'''
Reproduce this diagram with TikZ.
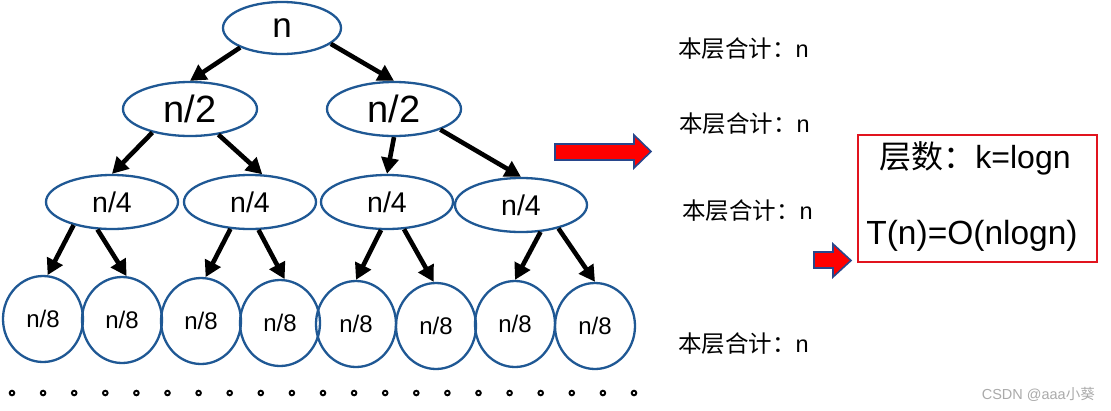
\documentclass[tikz,border=0pt]{standalone}
\usepackage{fontspec}
\setmainfont{Liberation Sans}
\newfontfamily\cjk{Noto Sans CJK SC}
\usetikzlibrary{shapes.geometric,arrows.meta}
\definecolor{ellblue}{RGB}{31,88,148}
\definecolor{arrblue}{RGB}{40,70,140}
\definecolor{boxred}{RGB}{225,20,30}
\definecolor{wmgrey}{RGB}{170,170,170}
\tikzset{
  ell/.style={ellipse,draw=ellblue,line width=2.3pt,inner sep=0pt,text=black},
  lvla/.style={ell,minimum width=118pt,minimum height=52pt,font=\fontsize{35}{40}\selectfont},
  lvlb/.style={ell,minimum width=134pt,minimum height=54pt,font=\fontsize{38}{42}\selectfont},
  lvlc/.style={ell,minimum width=132pt,minimum height=54pt,font=\fontsize{28.5}{32}\selectfont},
  lvld/.style={ell,minimum width=80pt,minimum height=86pt,font=\fontsize{24}{28}\selectfont},
  arr/.style={line width=4.6pt,draw=black,-{Triangle[length=16pt,width=17pt]}},
  sumtxt/.style={font=\fontsize{23.5}{27}\selectfont,anchor=west,inner sep=0pt},
  dotmark/.style={draw=black,line width=1.9pt},
  redarrow/.style={fill=red,draw=arrblue,line width=1.6pt,line join=miter},
}
\begin{document}
\begin{tikzpicture}[x=1pt,y=-1pt]
\useasboundingbox (0,0) rectangle (1111,410);
\fill[white] (0,0) rectangle (1111,410);

% tree nodes
\node[lvla] (root) at (282,28) {n};
\node[lvlb] (l2a) at (190,109) {n/2};
\node[lvlb] (l2b) at (394,109) {n/2};
\node[lvlc] (l4a) at (112,202) {n/4};
\node[lvlc] (l4b) at (250,202) {n/4};
\node[lvlc] (l4c) at (387,202) {n/4};
\node[lvlc] (l4d) at (521,205) {n/4};
\node[lvld] (l8a) at (43,319) {n/8};
\node[lvld] (l8b) at (122,320) {n/8};
\node[lvld] (l8c) at (201,321) {n/8};
\node[lvld] (l8d) at (280,323) {n/8};
\node[lvld] (l8e) at (356,324) {n/8};
\node[lvld] (l8f) at (436,326) {n/8};
\node[lvld] (l8g) at (515,324) {n/8};
\node[lvld] (l8h) at (595,326) {n/8};

% connectors
\draw[arr] (root.205) -- (l2a.north);
\draw[arr] (root.342) -- (l2b.north);
\draw[arr] (l2a.212) -- (l4a.north);
\draw[arr] (l2a.318) -- (l4b.66);
\draw[arr] (l2b.south) -- (l4c.north);
\draw[arr] (l2b.336) -- (l4d.north);
\draw[arr] (l4a.211) -- (l8a.84);
\draw[arr] (l4a.242) -- (l8b.84);
\draw[arr] (l4b.234) -- (l8c.84);
\draw[arr] (l4b.287) -- (l8d.84);
\draw[arr] (l4c.258) -- (l8e.north);
\draw[arr] (l4c.302) -- (l8f.93);
\draw[arr] (l4d.306) -- (l8g.north);
\draw[arr] (l4d.328) -- (l8h.north);

% dots
\foreach \i in {0,...,20} {
  \draw[dotmark] (12+\i*31.1,393) circle (2.3pt);
}

% per-level sums
\node[sumtxt] (s1) at (678,49) {{\cjk 本层合计：}n};
\node[sumtxt] (s2) at (679,124) {{\cjk 本层合计：}n};
\node[sumtxt] (s3) at (682,211) {{\cjk 本层合计：}n};
\node[sumtxt] (s4) at (678,344) {{\cjk 本层合计：}n};

% red arrows
\draw[redarrow] (555,144) -- (634,144) -- (634,135) -- (651,151.5) -- (634,168) -- (634,160) -- (555,160) -- cycle;
\draw[redarrow] (814,252) -- (833,252) -- (833,244) -- (851,260.5) -- (833,277) -- (833,268) -- (814,268) -- cycle;

% result box
\node[draw=boxred,line width=2.4pt,minimum width=239pt,minimum height=127pt,inner sep=0pt] (box) at (977.5,198.5) {};
\node[font=\fontsize{32}{37}\selectfont,inner sep=0pt] (k) at (975,158) {{\cjk 层数：}k=logn};
\node[font=\fontsize{33.5}{38}\selectfont,inner sep=0pt] (t) at (972,236) {T(n)=O(nlogn)};

% watermark
\node[font=\fontsize{14.5}{16}\selectfont,text=wmgrey,anchor=east,inner sep=0pt] (wm) at (1095,394) {CSDN @aaa{\cjk 小葵}};
\end{tikzpicture}
\end{document}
'''
§ **Work to complete**: From the first line above to the line containing "(l8h) at (595,326)", repeat each line exactly. Pictures stay out.

§ **The output**:
Reproduce this diagram with TikZ.
\documentclass[tikz,border=0pt]{standalone}
\usepackage{fontspec}
\setmainfont{Liberation Sans}
\newfontfamily\cjk{Noto Sans CJK SC}
\usetikzlibrary{shapes.geometric,arrows.meta}
\definecolor{ellblue}{RGB}{31,88,148}
\definecolor{arrblue}{RGB}{40,70,140}
\definecolor{boxred}{RGB}{225,20,30}
\definecolor{wmgrey}{RGB}{170,170,170}
\tikzset{
  ell/.style={ellipse,draw=ellblue,line width=2.3pt,inner sep=0pt,text=black},
  lvla/.style={ell,minimum width=118pt,minimum height=52pt,font=\fontsize{35}{40}\selectfont},
  lvlb/.style={ell,minimum width=134pt,minimum height=54pt,font=\fontsize{38}{42}\selectfont},
  lvlc/.style={ell,minimum width=132pt,minimum height=54pt,font=\fontsize{28.5}{32}\selectfont},
  lvld/.style={ell,minimum width=80pt,minimum height=86pt,font=\fontsize{24}{28}\selectfont},
  arr/.style={line width=4.6pt,draw=black,-{Triangle[length=16pt,width=17pt]}},
  sumtxt/.style={font=\fontsize{23.5}{27}\selectfont,anchor=west,inner sep=0pt},
  dotmark/.style={draw=black,line width=1.9pt},
  redarrow/.style={fill=red,draw=arrblue,line width=1.6pt,line join=miter},
}
\begin{document}
\begin{tikzpicture}[x=1pt,y=-1pt]
\useasboundingbox (0,0) rectangle (1111,410);
\fill[white] (0,0) rectangle (1111,410);

% tree nodes
\node[lvla] (root) at (282,28) {n};
\node[lvlb] (l2a) at (190,109) {n/2};
\node[lvlb] (l2b) at (394,109) {n/2};
\node[lvlc] (l4a) at (112,202) {n/4};
\node[lvlc] (l4b) at (250,202) {n/4};
\node[lvlc] (l4c) at (387,202) {n/4};
\node[lvlc] (l4d) at (521,205) {n/4};
\node[lvld] (l8a) at (43,319) {n/8};
\node[lvld] (l8b) at (122,320) {n/8};
\node[lvld] (l8c) at (201,321) {n/8};
\node[lvld] (l8d) at (280,323) {n/8};
\node[lvld] (l8e) at (356,324) {n/8};
\node[lvld] (l8f) at (436,326) {n/8};
\node[lvld] (l8g) at (515,324) {n/8};
\node[lvld] (l8h) at (595,326) {n/8};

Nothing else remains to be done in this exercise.